Recently, the US Environmental Protection Agency (EPA) revealed its international priorities at a meeting of the Commission for Environmental Cooperation, an organisation that acts to mitigate the impacts on the environment of cross-border commerce. One of the priority areas will be ‘Cleaning up e-waste’, where:
EPA recognizes this urgent concern and will work with international partners to address the issues of E-waste. In the near-term, EPA will focus on ways to improve the design, production, handling, reuse, recycling, exporting and disposal of electronics.
Hmm - laudible ambitions; though a serious policy challenge for a nation where only 15 to 20 percent of e-waste is collected for reuse and recycling, and with a patchwork of e-waste regulation and recycling efforts that is often confusing and uncoordinated. It is also unclear how effective these efforts have been.
All this is complicated by the fact that the US has not ratified the Basel Convention that governs trade in toxic waste, nor the associated Ban Amendment that prohibits developed nations from exporting hazardous waste into developing nations (read ‘dumping’). And the US has done its fair share of this.

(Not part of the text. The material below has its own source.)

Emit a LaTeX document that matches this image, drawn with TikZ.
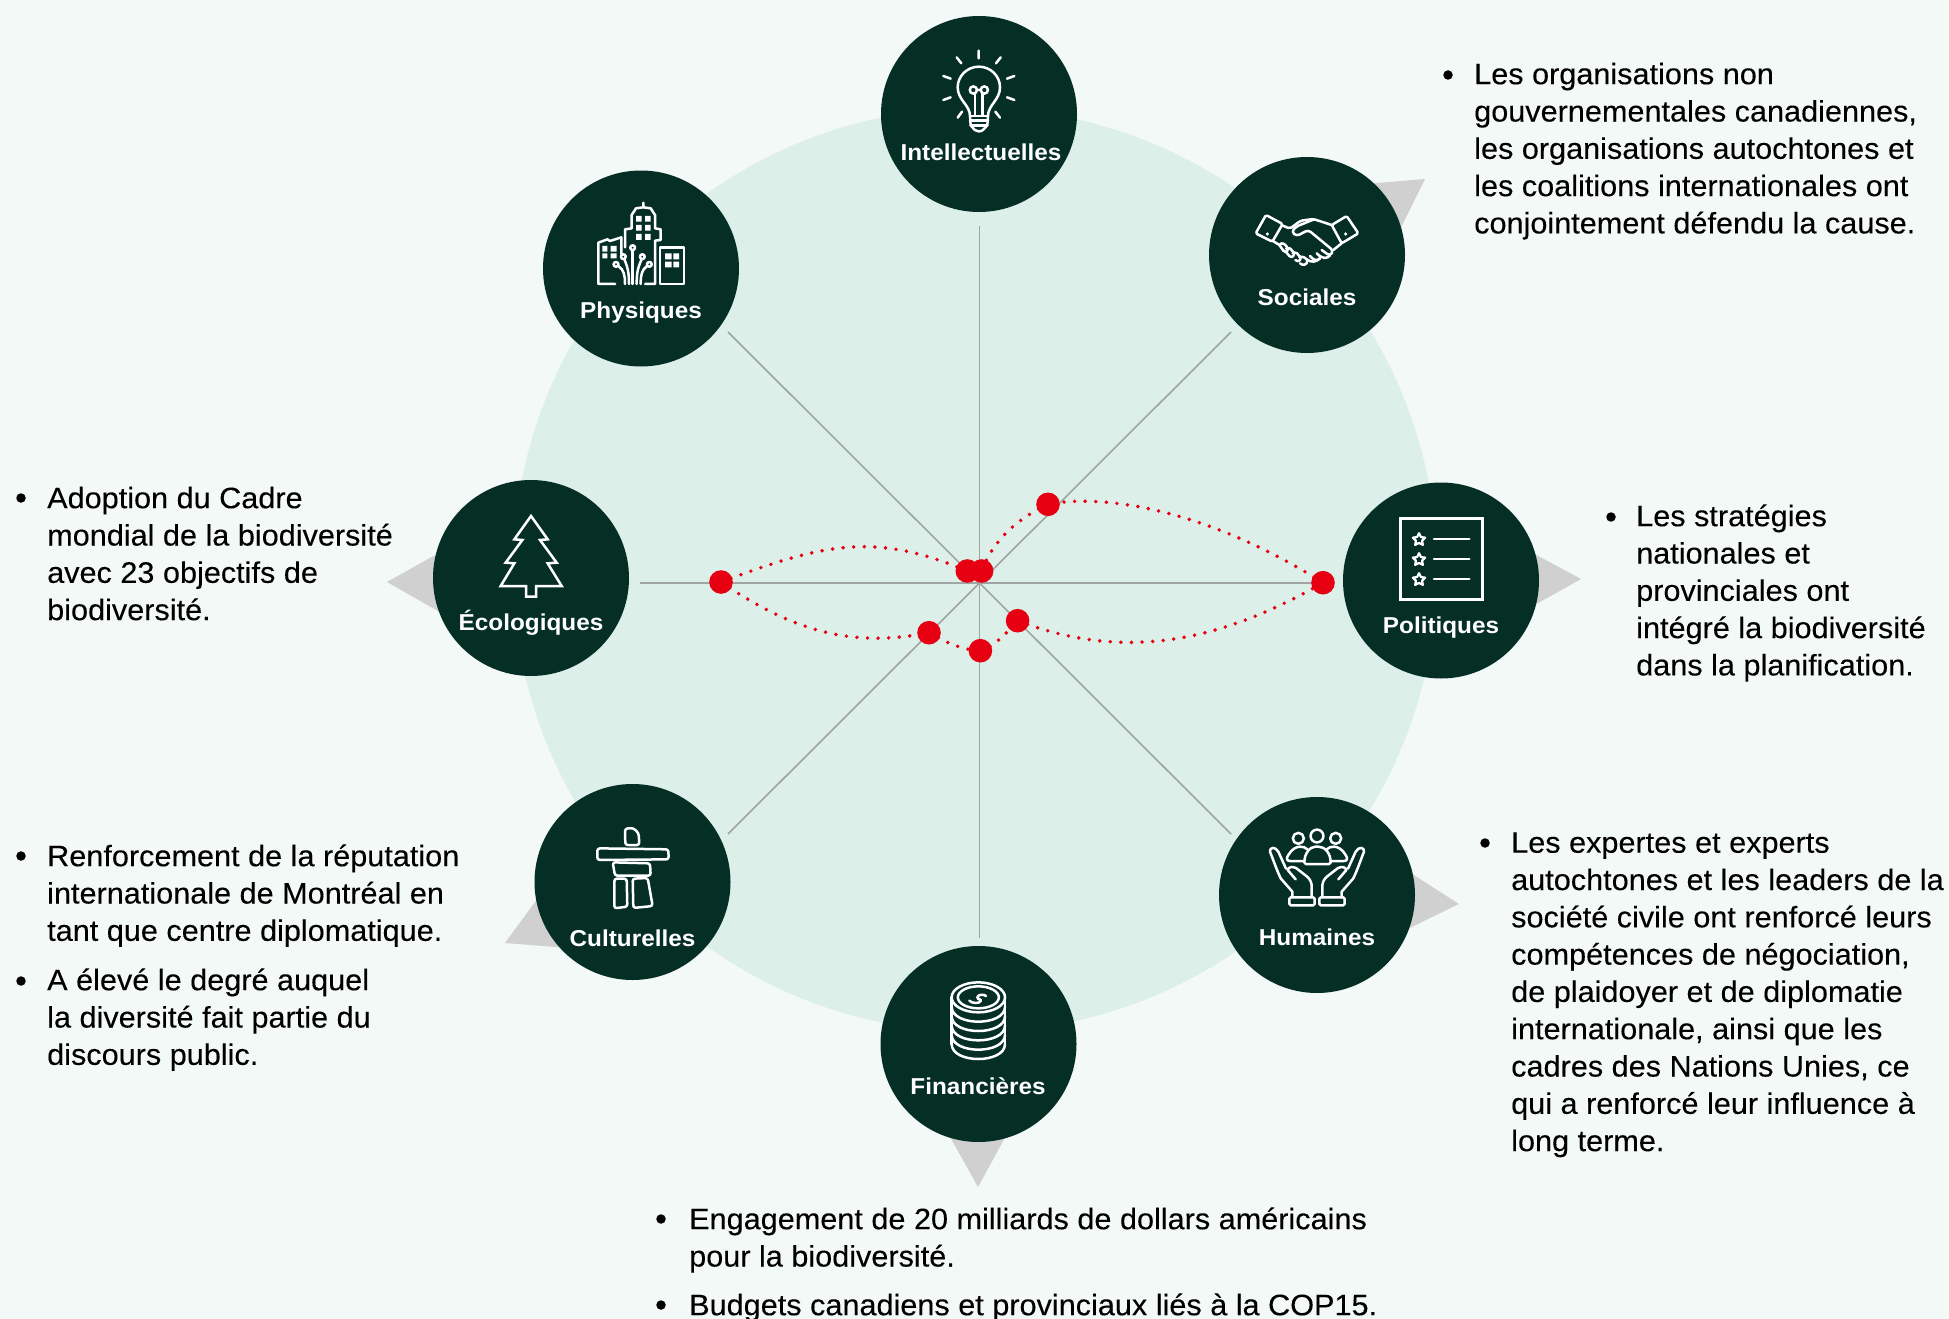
\documentclass[tikz,border=0pt]{standalone}
\usepackage{fontspec}
\setmainfont[FakeStretch=1.035,FakeBold=0.15]{Liberation Sans}
\newfontfamily\lablf[FakeStretch=1.057]{Liberation Sans}
\usetikzlibrary{shapes.geometric}
\definecolor{bgc}{HTML}{F3F9F7}
\definecolor{bigc}{HTML}{DCEFE8}
\definecolor{darkc}{HTML}{052F25}
\definecolor{greyt}{HTML}{D0D0D0}
\definecolor{spokec}{HTML}{A0A5A3}
\definecolor{redc}{HTML}{E60012}
\newcommand\bl{\rule{0pt}{26pt}}
\tikzset{
  resource/.style={circle,fill=darkc,minimum size=196pt,inner sep=0pt},
  lab/.style={anchor=base,text=white,inner sep=0pt,font=\lablf\fontsize{23}{26}\selectfont\bfseries},
  pointer/.style={fill=greyt},
  spoke/.style={draw=spokec,line width=1.6pt},
  reddot/.style={circle,fill=redc,minimum size=23.6pt,inner sep=0pt},
  dots/.style={draw=redc,line width=3.9pt,line cap=round,dash pattern=on 0pt off 10.6pt},
  bodytext/.style={anchor=north west,inner sep=0pt,align=left,text=black,font=\fontsize{29.6}{37.3}\selectfont},
  bulletmark/.style={circle,fill=black,minimum size=9.5pt,inner sep=0pt},
  ico/.style={draw=white,line width=2.5pt,line join=round,line cap=round},
  icostar/.style={star,star points=5,star point ratio=2,draw=white,line width=2.2pt,minimum size=13pt,inner sep=0pt},
}
\begin{document}
\begin{tikzpicture}[x=1pt,y=-1pt]
\useasboundingbox (0,0) rectangle (1949,1319);
\fill[bgc] (0,0) rectangle (1949,1319);
\coordinate (hub) at (975,570);
\fill[bigc] (hub) circle[radius=462pt];

% pointers
\fill[pointer] (1425,179) -- (1330,187) -- (1370,290) -- cycle;
\fill[pointer] (1581,579) -- (1490,530) -- (1490,630) -- cycle;
\fill[pointer] (1459,904) -- (1370,847) -- (1360,952) -- cycle;
\fill[pointer] (978,1187) -- (935,1110) -- (1020,1110) -- cycle;
\fill[pointer] (505,943) -- (565,861) -- (620,952) -- cycle;
\fill[pointer] (387,582) -- (480,530) -- (480,635) -- cycle;

% spokes
\coordinate (c) at (979.5,583);
\coordinate (sN) at (979.5,226);
\coordinate (sS) at (979.5,938);
\coordinate (sW) at (640,583);
\coordinate (sE) at (1319,583);
\coordinate (sNW) at (728,332);
\coordinate (sNE) at (1231,332);
\coordinate (sSW) at (728,834);
\coordinate (sSE) at (1231,834);
\draw[spoke] (sN) -- (sS);
\draw[spoke] (sW) -- (sE);
\draw[spoke] (sNW) -- (sSE);
\draw[spoke] (sNE) -- (sSW);

% red dots and curves
\coordinate (pL) at (721,582);
\coordinate (pCL) at (967.3,571);
\coordinate (pCR) at (981.6,571);
\coordinate (pT) at (1048,504.3);
\coordinate (pR) at (1323,582.7);
\coordinate (pBR) at (1017.6,620.7);
\coordinate (pB) at (980.4,650.7);
\coordinate (pBL) at (929,632.7);
\draw[dots] (pL) .. controls (825,543) and (875,532) .. (pCL);
\draw[dots] (pL) .. controls (805,640) and (865,645) .. (pBL);
\draw[dots] (pBL) .. controls (942,640) and (960,650) .. (pB);
\draw[dots] (pB) .. controls (992,648) and (1005,635) .. (pBR);
\draw[dots] (pBR) .. controls (1120,660) and (1215,645) .. (pR);
\draw[dots] (pR) .. controls (1203,507) and (1100,494) .. (pT);
\draw[dots] (pT) .. controls (1025,515) and (995,535) .. (pCR);
\node[reddot] (nL) at (pL) {};
\node[reddot] (nCL) at (pCL) {};
\node[reddot] (nCR) at (pCR) {};
\node[reddot] (nT) at (pT) {};
\node[reddot] (nR) at (pR) {};
\node[reddot] (nBR) at (pBR) {};
\node[reddot] (nB) at (pB) {};
\node[reddot] (nBL) at (pBL) {};

% resource circles
\node[resource] (cInt) at (979,114) {};
\node[resource] (cPhy) at (641,268.5) {};
\node[resource] (cSoc) at (1307,255) {};
\node[resource] (cPol) at (1441,580.5) {};
\node[resource] (cHum) at (1317,895) {};
\node[resource] (cFin) at (978.5,1044) {};
\node[resource] (cCul) at (632.5,882) {};
\node[resource] (cEco) at (531,578) {};

% labels
\node[lab] (lInt) at (981,160.5) {Intellectuelles};
\node[lab] (lPhy) at (641,318.5) {Physiques};
\node[lab] (lSoc) at (1307,305.5) {Sociales};
\node[lab] (lPol) at (1441,633.5) {Politiques};
\node[lab] (lHum) at (1317,945.5) {Humaines};
\node[lab] (lFin) at (978,1094.5) {Financières};
\node[lab] (lCul) at (632.5,946) {Culturelles};
\node[lab] (lEco) at (531,630.5) {Écologiques};

% bulb
\begin{scope}[shift={(860,0)},x=0.33333pt,y=-0.33333pt,ico]
\draw (356,152)--(356,175) (290,172)--(304,190) (422,172)--(408,190);
\draw (250,228)--(272,236) (463,228)--(441,236) (250,300)--(272,292) (463,300)--(441,292);
\draw (293,353)--(306,335) (420,353)--(406,335);
\draw (330,348) .. controls (330,315) and (293,300) .. (293,262) .. controls (293,228) and (322,200) .. (356,200) .. controls (392,200) and (420,228) .. (420,262) .. controls (420,300) and (384,315) .. (384,348);
\draw (330,348)--(384,348) (330,362)--(384,362) (332,376)--(382,376);
\draw (330,348)--(332,376) .. controls (345,390) and (345,394) .. (356,394) .. controls (368,394) and (368,390) .. (382,376)--(384,348);
\draw (340,270) circle[radius=3.6pt] (373,270) circle[radius=3.6pt] (351,270)--(362,270);
\draw (345,281)--(345,346) (368,281)--(368,346);
\end{scope}

% buildings
\begin{scope}[shift={(530,160)},x=0.33333pt,y=-0.33333pt,ico]
\draw (255,372)--(205,372)--(205,248)--(232,238)--(240,243)--(274,232)--(274,282);
\draw (285,262)--(285,208)--(305,205)--(305,165)--(318,145)--(340,142)--(340,128) (340,142)--(362,145)--(375,165)--(375,205)--(392,208)--(392,240)--(375,242)--(375,372)--(345,372);
\draw (390,262) rectangle (462,372);
\fill[white] (318,168) rectangle (335,185) (345,168) rectangle (362,185) (318,195) rectangle (335,212) (345,195) rectangle (362,212) (318,222) rectangle (335,240) (345,222) rectangle (362,240);
\fill[white] (217,258) rectangle (232,275) (242,258) rectangle (260,275) (217,280) rectangle (232,295) (242,280) rectangle (260,295);
\fill[white] (405,280) rectangle (425,298) (430,280) rectangle (447,298) (405,305) rectangle (425,322) (430,305) rectangle (447,322);
\draw (258,313) circle[radius=2.4pt] (280,290) circle[radius=2.4pt] (308,263) circle[radius=2.4pt] (337,290) circle[radius=2.4pt] (358,313) circle[radius=2.4pt];
\draw (265,318) .. controls (282,330) and (285,345) .. (285,372);
\draw (283,298) .. controls (295,325) and (297,345) .. (297,372);
\draw (308,271)--(308,372);
\draw (335,298) .. controls (322,325) and (320,345) .. (320,372);
\draw (351,318) .. controls (335,330) and (332,345) .. (332,372);
\end{scope}

% handshake
\begin{scope}[shift={(1190,150)},x=0.33333pt,y=-0.33333pt,ico]
\draw[rounded corners=1.5pt] (228,195)--(278,222)--(247,275)--(197,250)--cycle;
\draw[rounded corners=1.5pt] (470,198)--(505,250)--(455,280)--(425,225)--cycle;
\fill[white] (232,252) circle[radius=1.8pt] (467,252) circle[radius=1.8pt];
\draw[rounded corners=2pt] (276,226)--(300,236)--(332,212)--(370,207)--(425,225);
\draw[rounded corners=3pt] (372,208)--(318,230)--(305,246)--(320,258)--(355,240)--(430,302)--(420,318)--(395,300);
\draw (455,280)--(430,300);
\draw (420,316) .. controls (412,325) and (400,330) .. (380,310);
\draw (390,325) .. controls (380,335) and (370,330) .. (360,318);
\draw (247,272)--(268,285);
\draw (268,285) .. controls (275,275) and (285,282) .. (290,290) .. controls (298,298) and (290,312) .. (280,302)--(268,285);
\draw (288,296) .. controls (296,290) and (306,298) .. (310,306) .. controls (316,316) and (306,326) .. (298,318)--(288,306);
\draw (308,310) .. controls (316,304) and (326,312) .. (330,320) .. controls (336,330) and (324,338) .. (316,330);
\draw (328,322) .. controls (338,316) and (350,326) .. (352,332) .. controls (352,345) and (338,348) .. (330,340);
\draw (350,328) .. controls (365,340) and (380,335) .. (390,325);
\end{scope}

% list
\begin{scope}[shift={(1330,480)},x=0.33333pt,y=-0.33333pt,ico]
\draw[line cap=butt,line join=miter] (212,116) rectangle (457,359);
\draw (312,177)--(418,177) (312,237)--(418,237) (312,297)--(418,297);
\node[icostar] (st1) at (267,179) {};
\node[icostar] (st2) at (267,239) {};
\node[icostar] (st3) at (267,299) {};
\end{scope}

% people in hands
\begin{scope}[shift={(1210,790)},x=0.33333pt,y=-0.33333pt,ico]
\draw (265,145) circle[radius=5.5pt] (321,138) circle[radius=6.4pt] (377,145) circle[radius=5.5pt];
\draw[rounded corners=1.5pt] (283,222) .. controls (283,190) and (300,170) .. (321,170) .. controls (345,170) and (362,190) .. (362,222) -- cycle;
\draw (282,213)--(240,213) .. controls (230,213) and (228,205) .. (235,195) .. controls (245,178) and (258,170) .. (270,170) .. controls (280,170) and (285,172) .. (292,178);
\draw (362,213)--(402,213) .. controls (412,213) and (414,205) .. (407,195) .. controls (397,178) and (384,170) .. (372,170) .. controls (362,170) and (357,172) .. (350,178);
\end{scope}
\foreach \sc/\sx in {0.33333/1210,-0.33333/1424}{
\begin{scope}[shift={(\sx,790)},x=\sc pt,y=-0.33333pt,ico]
\draw[rounded corners=1.5pt] (238,322) rectangle (314,346);
\draw (305,322)--(305,285) .. controls (303,270) and (295,262) .. (285,255)--(258,234) .. controls (245,228) and (235,232) .. (233,240)--(257,268);
\draw (247,322)--(247,305)--(212,265) .. controls (200,240) and (190,210) .. (180,185) .. controls (178,172) and (195,168) .. (205,185)--(228,236);
\end{scope}}

% coins
\begin{scope}[shift={(870,940)},x=0.33333pt,y=-0.33333pt,ico]
\draw (325,172) ellipse[x radius=26.7pt,y radius=15pt];
\draw (325,172) ellipse[x radius=20.5pt,y radius=11pt];
\draw (245,172)--(245,312) (405,172)--(405,312);
\foreach \d in {28,56,84,112,140}{
  \draw (245,172+\d) .. controls (245,232+\d) and (405,232+\d) .. (405,172+\d);
}
\draw (348,168) .. controls (340,160) and (322,165) .. (322,172) .. controls (322,180) and (335,175) .. (332,183) .. controls (328,192) and (305,190) .. (298,182);
\end{scope}

% inukshuk
\begin{scope}[shift={(500,780)},x=0.33333pt,y=-0.33333pt,ico,rounded corners=2.5pt]
\draw (375,146)--(400,144)--(416,160)--(418,195)--(376,195)--cycle;
\draw (292,205)--(505,208)--(506,238)--(292,240)--cycle;
\draw (338,247)--(450,250)--(452,287)--(345,287)--cycle;
\draw (343,296)--(380,296)--(382,380)--(343,385)--cycle;
\draw (398,296)--(443,294)--(458,378)--(400,384)--cycle;
\end{scope}

% tree
\begin{scope}[shift={(380,480)},x=0.33333pt,y=-0.33333pt,ico]
\draw[line cap=butt,line join=miter] (453,108)--(503,178)--(480,180)--(530,248)--(503,250)--(545,318)--(468,318)--(468,350)--(438,350)--(438,318)--(362,318)--(403,250)--(377,248)--(427,180)--(403,178)--cycle;
\end{scope}

% text
\node[bulletmark] (b1) at (1448,75) {};
\node[bodytext] (t1) at (1474,58) {\bl Les organisations non\\gouvernementales canadiennes,\\les organisations autochtones et\\les coalitions internationales ont\\conjointement défendu la cause.};
\node[bulletmark] (b2) at (1611,517) {};
\node[bodytext] (t2) at (1636,500) {\bl Les stratégies\\nationales et\\provinciales ont\\intégré la biodiversité\\dans la planification.};
\node[bulletmark] (b3) at (1485,843) {};
\node[bodytext] (t3) at (1511,826.5) {\bl Les expertes et experts\\autochtones et les leaders de la\\société civile ont renforcé leurs\\compétences de négociation,\\de plaidoyer et de diplomatie\\internationale, ainsi que les\\cadres des Nations Unies, ce\\qui a renforcé leur influence à\\long terme.};
\node[bulletmark] (b4) at (661,1219) {};
\node[bodytext] (t4) at (689,1203) {\bl Engagement de 20 milliards de dollars américains\\pour la biodiversité.};
\node[bulletmark] (b5) at (661,1305) {};
\node[bodytext] (t5) at (689,1289) {\bl Budgets canadiens et provinciaux liés à la COP15.};
\node[bulletmark] (b6) at (21,856) {};
\node[bodytext] (t6) at (47,840) {\bl Renforcement de la réputation\\internationale de Montréal en\\tant que centre diplomatique.};
\node[bulletmark] (b7) at (21,981) {};
\node[bodytext] (t7) at (47,964) {\bl A élevé le degré auquel\\la diversité fait partie du\\discours public.};
\node[bulletmark] (b8) at (21,498) {};
\node[bodytext] (t8) at (47,482) {\bl Adoption du Cadre\\mondial de la biodiversité\\avec 23 objectifs de\\biodiversité.};
\end{tikzpicture}
\end{document}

So here’s a couple of things for the EPA to consider in its efforts to address the e-waste issue:
- The US needs to unify its various state-led approaches into a single federally-regulated system that compels producers to finance the establishment of take-back and recovery systems. These systems should incorporate and prioritise the reuse of functional appliances, only sending those pieces for recycling that are actually at the end of their life. Reuse needs a key role in e-waste management becase it is often the environmentally-superior option
- The US needs to ratify the Basel Convention, with the associated Ban Amendment. This has already been highlighted by the Electronics TakeBack Coalition, and would go a long way to help end the illegal dumping of US e-waste in developing nations
- Once a ban on e-waste exports is in place, the EPA needs to be provided with adequate resources to enforce it, to prevent e-wastes leaking across borders to countries least able to manage them in a way that is safe for human and environmental health
Implement these three steps and the EPA’s job will be that much easier, and the US’ e-waste problem on its way to being solved.